In 1983, in the case of Licocci v. Cardinal Associates, the Indiana Court of Appeals succinctly stated this principle, which has been consistently upheld since that time:
“As a rule, a party first guilty of a substantial or material breach of contract cannot complain if the other party thereafter refuses to perform … where a contract is not performed the party is guilty of the first breach is generally the one upon whom rests all the liability for the nonperformance…. A party who has himself been guilty of the first substantial breach of contract cannot rescind the contract because of the subsequent refusal or failure by the other party to perform.
A party who fails to make payments as required by a contract is guilty of a breach thereof.”

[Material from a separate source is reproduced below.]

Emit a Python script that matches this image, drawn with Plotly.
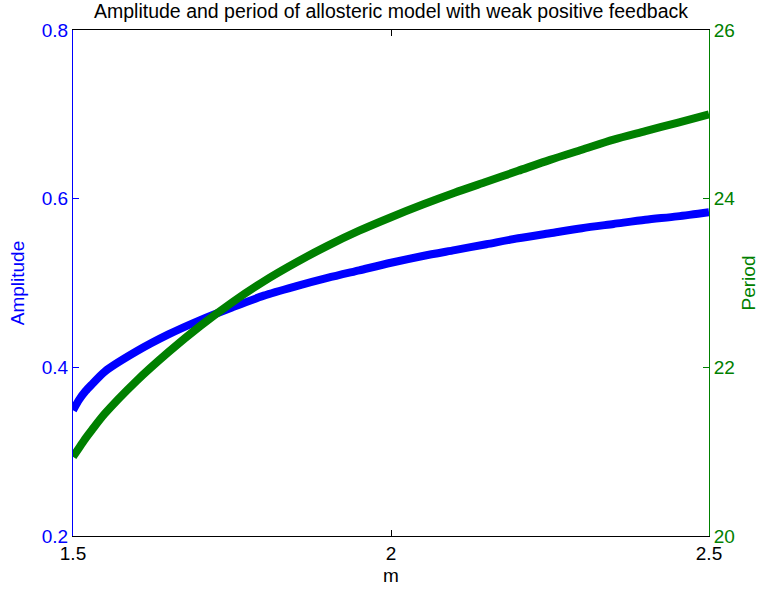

Employers should be especially mindful of this and pay the wages and salaries owed. Unilaterally cutting pay or withholding a final paycheck will likely result if the non-competition and non-solicitation covenants becoming unenforceable. Given the courts’ general distaste for enforcing non-competition agreements, evidence that an employer has not lived up to its obligations under an employment agreement will often be enough to cause the trial court to refuse to enforce the non-competition covenant. This likely will result in costing the employer far more than the employer is saving through the pay reduction or withholding.
The lesson of course is to always fulfill the terms and obligations of your contracts. You want o be the party wearing the “white hat and the white gloves” so that the business will have the authority to enforce the agreement that it bargained for at the time of the contractual agreement.